Notre Constitution est notre socle commun, qui fonde notre Nation. Elle est aussi notre ultime rempart en cas de violation du droit et, notamment, de nos droits et libertés.
Elle doit ainsi offrir un fondement constitutionnel aux états de crise et aux états d’exception. Non pour les faciliter mais, au contraire, pour les encadrer.
Au lendemain des attentats de Paris et Saint-Denis du 13 novembre 2015, lorsque l’état d’urgence avait été déclaré, le Président François Hollande avait souhaité que la Constitution soit révisée pour y intégrer l’état d’urgence, sans « compromettre l’exercice des libertés publiques ».
On ne compte plus les dispositions plus liberticides que restrictives. Certaines pourraient faire sourire si elles étaient prises un 1er avril, mais elles effraient parce qu’elles sont réelles et sérieuses. À Paris, les activités physiques sont interdites entre 10 heures et 19 heures. Mesure d’abord à destination des joggeurs, elle est inefficace : elle concentre principalement les coureurs entre 7 heures et 10 heures, puis entre 19 heures et 20 heures, si bien qu’ils courent, mais encourent surtout grand risque de se contaminer les uns les autres.
Que sommes-nous encore prêts à accepter face à la crise sanitaire que nous traversons ?
Confinement, interdiction de réunion, fermetures d’établissements recevant du public, modifications des congés payés, travail le dimanche, suspension de services publics essentiels, etc. Toutes ces mesures ont été décrétées sans pratiquement aucun débat démocratique. Soit il fut tronqué, le Parlement devant travailler dans l’urgence, vite et mal, soit il n’eut pas lieu du tout, la mesure étant issue d’une décision de l’Exécutif.

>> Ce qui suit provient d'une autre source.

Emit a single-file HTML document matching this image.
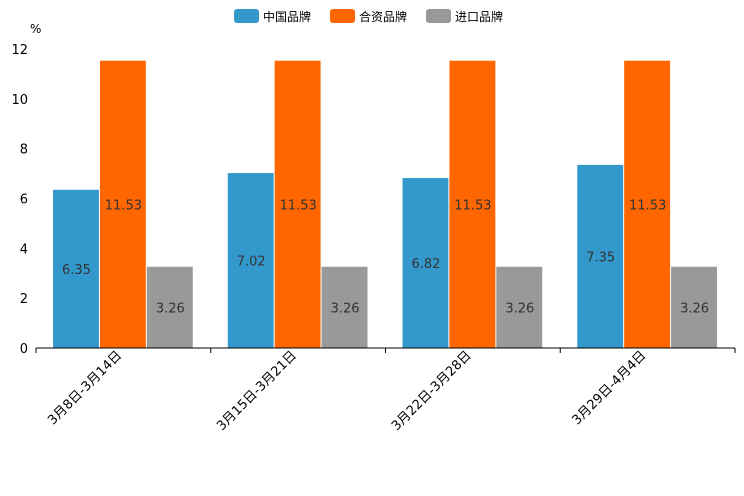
<!DOCTYPE html>
<html><head><meta charset="utf-8"><style>
body{margin:0;background:#fff;}
svg{display:block;font-family:"DejaVu Sans","Noto Sans CJK SC",sans-serif;}
</style></head><body>
<svg id="chart" width="744" height="496"></svg>
<script>
const categories=["3月8日-3月14日","3月15日-3月21日","3月22日-3月28日","3月29日-4月4日"];
const seriesNames=["中国品牌","合资品牌","进口品牌"];
const domestic=[6.35,7.02,6.82,7.35];
const jointVenture=[11.53,11.53,11.53,11.53];
const imported=[3.26,3.26,3.26,3.26];
const yTicks=[0,2,4,6,8,10,12];
const colors=["#3399cc","#ff6600","#999999"];
const NS="http://www.w3.org/2000/svg";
const svg=document.getElementById('chart');
const L=36,R=735,T=49,B=348,yMax=12;
const y=v=>B-(v/yMax)*(B-T);
const gw=(R-L)/categories.length;
const pad=17,bw=(gw-2*pad)/3;
function mk(tag,attrs,parent){const e=document.createElementNS(NS,tag);for(const k in attrs)e.setAttribute(k,attrs[k]);(parent||svg).appendChild(e);return e;}
yTicks.forEach(t=>{
  const tx=mk('text',{x:28,y:y(t)+5,'text-anchor':'end','font-size':13,fill:'#000'});
  tx.textContent=t;
  
  
});
const unit=mk('text',{x:30,y:33,'font-size':12,fill:'#000'});unit.textContent='%';


const series=[domestic,jointVenture,imported];
categories.forEach((c,i)=>{
  const gx=L+i*gw;
  series.forEach((s,j)=>{
    const x=gx+pad+j*bw;
    const r=mk('rect',{x:x,y:y(s[i]),width:bw-1,height:B-y(s[i]),fill:colors[j]});
    
    
    const lb=mk('text',{x:x+bw/2,y:(y(s[i])+B)/2+5,'text-anchor':'middle','font-size':13,fill:'#333'});
    lb.textContent=s[i].toFixed(2);
    
    
  });
  const cx=gx+gw/2-1, cy=356;
  const xl=mk('text',{x:cx,y:cy,'text-anchor':'end','font-size':13,fill:'#000',transform:`rotate(-45 ${cx} ${cy})`});
  xl.textContent=c;
  
  
});
const ax=mk('line',{x1:L,y1:B,x2:R,y2:B,stroke:'#000','stroke-width':1});


for(let i=0;i<=categories.length;i++){
  const x=L+i*gw;
  mk('line',{x1:x,y1:B,x2:x,y2:B+5,stroke:'#000'});
}
const lx=[234,330,426];
seriesNames.forEach((n,j)=>{
  const g=mk('g',{});
  
  
  mk('rect',{x:lx[j],y:9,width:25,height:14,rx:3,fill:colors[j]},g);
  const t=mk('text',{x:lx[j]+29,y:21,'font-size':12,fill:'#000'},g);t.textContent=n;
});
</script>
</body></html>
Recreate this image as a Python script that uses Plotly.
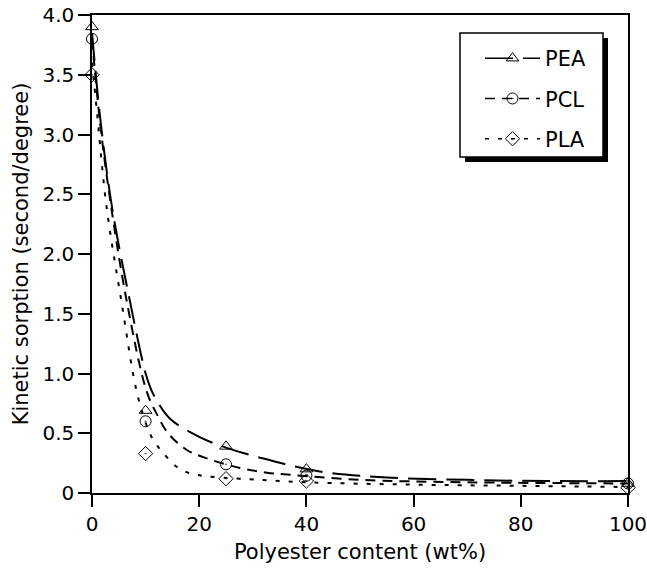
import plotly.graph_objects as go

# Measured points
x_pts = [0, 10, 25, 40, 100]
pea_pts = [3.9, 0.69, 0.39, 0.20, 0.08]
pcl_pts = [3.8, 0.60, 0.24, 0.145, 0.08]
pla_pts = [3.5, 0.33, 0.12, 0.10, 0.045]

# Fitted curves
pea_cx = [0, 1.5, 3.7, 7.1, 10, 11, 12, 14.6, 20, 25, 31, 42.5, 55, 70, 85, 100]
pea_cy = [3.85, 3.15, 2.4, 1.6, 1.0, 0.87, 0.78, 0.62, 0.47, 0.38, 0.30, 0.18, 0.13, 0.11, 0.10, 0.10]
pcl_cx = [0, 1.5, 3.4, 6.5, 10.2, 12.1, 14.2, 17.7, 21.4, 27.6, 32.6, 37.6, 50, 70, 100]
pcl_cy = [3.8, 3.1, 2.45, 1.6, 0.85, 0.66, 0.50, 0.36, 0.29, 0.21, 0.17, 0.15, 0.11, 0.09, 0.08]
pla_cx = [0, 0.9, 2.7, 5.5, 8.6, 11.1, 13, 15.8, 18.3, 21.4, 27.6, 40, 60, 80, 100]
pla_cy = [3.6, 3.2, 2.4, 1.6, 0.8, 0.47, 0.35, 0.22, 0.165, 0.14, 0.12, 0.09, 0.07, 0.06, 0.05]

y_ticks = [0, 0.5, 1.0, 1.5, 2.0, 2.5, 3.0, 3.5, 4.0]
y_ticktext = ["0", "0.5", "1.0", "1.5", "2.0", "2.5", "3.0", "3.5", "4.0"]
x_ticks = [0, 20, 40, 60, 80, 100]

FONT = "DejaVu Sans, sans-serif"
FS = 21
TFS = 20

series = [
    ("PEA", pea_cx, pea_cy, pea_pts, "triangle-up-open", "28px,10px"),
    ("PCL", pcl_cx, pcl_cy, pcl_pts, "circle-open-dot", "10px,7px"),
    ("PLA", pla_cx, pla_cy, pla_pts, "diamond-open-dot", "4px,9px"),
]

fig = go.Figure()
for name, cx, cy, pts, sym, dash in series:
    fig.add_trace(go.Scatter(
        x=cx, y=cy, mode="lines", line=dict(color="black", width=2, dash=dash, shape="spline"),
        showlegend=False, legendgroup=name, hoverinfo="skip", cliponaxis=False))
for name, cx, cy, pts, sym, dash in series:
    fig.add_trace(go.Scatter(
        x=x_pts, y=pts, mode="markers", name=name, legendgroup=name,
        marker=dict(symbol=sym, size=11, color="black", line=dict(width=1, color="black")),
        showlegend=False, cliponaxis=False))
    fig.add_trace(go.Scatter(
        x=[None], y=[None], mode="lines+markers", name=name, legendgroup=name,
        line=dict(color="black", width=1.5, dash=dash),
        marker=dict(symbol=sym, size=11, color="black", line=dict(width=1, color="black"))))

# plot area in window pixels: x 92..628, y 15..493
def px_x(p):
    return (p - 92) / 536.0
def px_y(p):
    return (493 - p) / 478.0

fig.add_shape(type="rect", xref="paper", yref="paper",
              x0=px_x(465), x1=px_x(608), y0=px_y(162), y1=px_y(38),
              fillcolor="black", line=dict(width=0), layer="below")
fig.add_shape(type="rect", xref="paper", yref="paper",
              x0=px_x(460), x1=px_x(603), y0=px_y(157), y1=px_y(33),
              fillcolor="white", line=dict(width=1.5, color="black"), layer="below")

fig.update_layout(
    width=647, height=568,
    margin=dict(l=92, r=19, t=15, b=75),
    paper_bgcolor="white", plot_bgcolor="white",
    font=dict(family=FONT, size=FS, color="black"),
    legend=dict(x=px_x(480), y=px_y(38), xanchor="left", yanchor="top",
                bgcolor="rgba(0,0,0,0)", borderwidth=0,
                font=dict(size=FS), itemwidth=55, tracegroupgap=10),
    xaxis=dict(range=[0, 100], tickvals=x_ticks, ticks="outside", ticklen=12,
               tickwidth=1.5, tickcolor="black", showline=True, linecolor="black",
               linewidth=1.5, mirror=True, showgrid=False, zeroline=False,
               automargin=False, ticklabeloverflow="allow",
               title=dict(text="Polyester content (wt%)", font=dict(size=FS), standoff=10),
               tickfont=dict(size=TFS)),
    yaxis=dict(range=[0, 4.0], tickvals=y_ticks, ticktext=y_ticktext, ticks="outside",
               ticklen=12, tickwidth=1.5, tickcolor="black", showline=True,
               linecolor="black", linewidth=1.5, mirror=True, showgrid=False,
               zeroline=False, automargin=False, ticklabeloverflow="allow",
               title=dict(text="Kinetic sorption (second/degree)", font=dict(size=FS), standoff=8),
               tickfont=dict(size=TFS)),
)

fig.write_html("out.html", config={"displayModeBar": False},
               post_script="document.body.style.margin='0';document.body.style.overflow='hidden';")
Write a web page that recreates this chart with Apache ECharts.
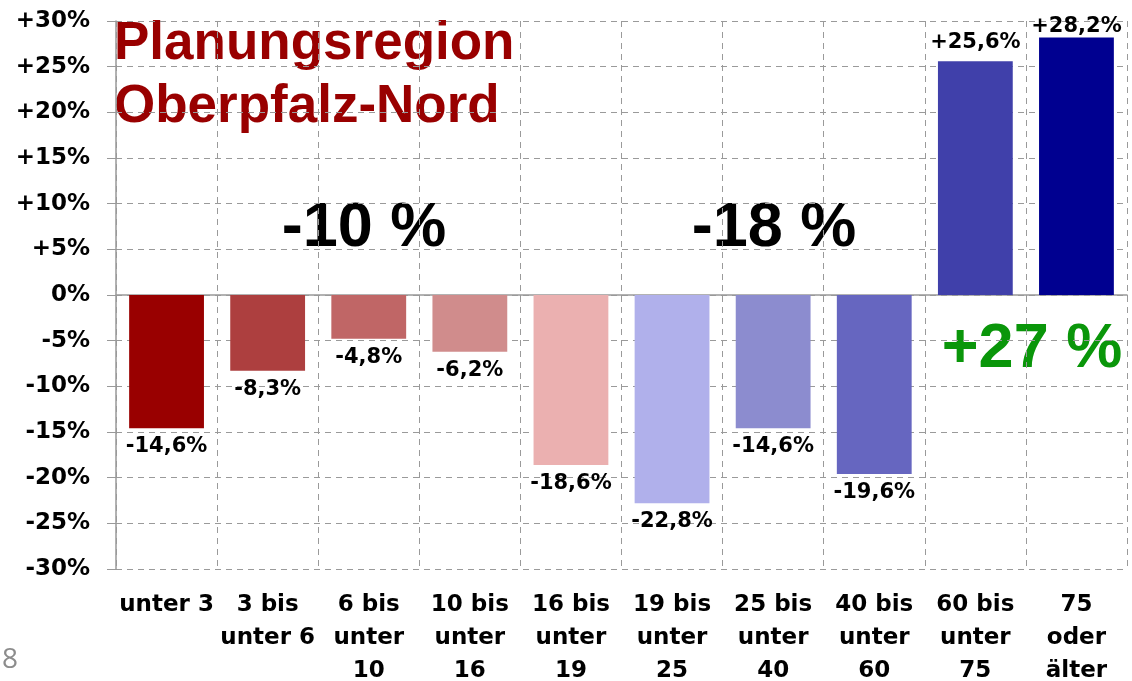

Décrétées, elles peuvent toutefois faire l’objet de contestation. On devrait alors pouvoir compter sur l’ultime rempart qu’est le juge. En particulier lorsqu’il est porté atteinte à la liberté individuelle.
Rappelons que la détention provisoire concerne des prévenus au cours de la phase d’instruction ou avant l’audiencement, donc avant toute condamnation : elle concerne ainsi des personnes présumées innocentes. Le placement et toute prolongation sont subordonnés à la décision d’un juge, afin de respecter l’article 66 de la Constitution.
L’état d’urgence sanitaire est désormais en vigueur en France, pour une durée de deux mois, du fait de la loi du 23 mars 2020. Il vient conférer une base légale à l’ensemble des mesures qui ont été prises pour faire face à l’épidémie de Covid-19, dont le confinement décrété à compter du 17 mars à 12 heures, alors même que cela ne paraissait pas indispensable. En effet, dimanche 22 mars, le Conseil d’État a rendu une ordonnance dans laquelle il retient que « le Premier ministre peut, en vertu de ses pouvoirs propres, édicter des mesures de police applicables à l’ensemble du territoire, en particulier en cas de circonstances exceptionnelles, telle une épidémie avérée, comme celle de covid-19 que connaît actuellement la France ».
Cet état d’urgence sanitaire n’est donc pas tant destiné à conférer une telle base légale qu’à renforcer les mesures qui pourront être prises.
Il s’agit d’un nouvel état d’exception, inspiré de l’état d’urgence « sécuritaire », déclenché et modernisé après les attentats du 13 novembre 2015. Mais, similaire dans son appellation et son déclenchement (par décret en Conseil des ministres), il s’en éloigne nettement par son régime, avec des mesures encore plus attentatoires aux droits et libertés.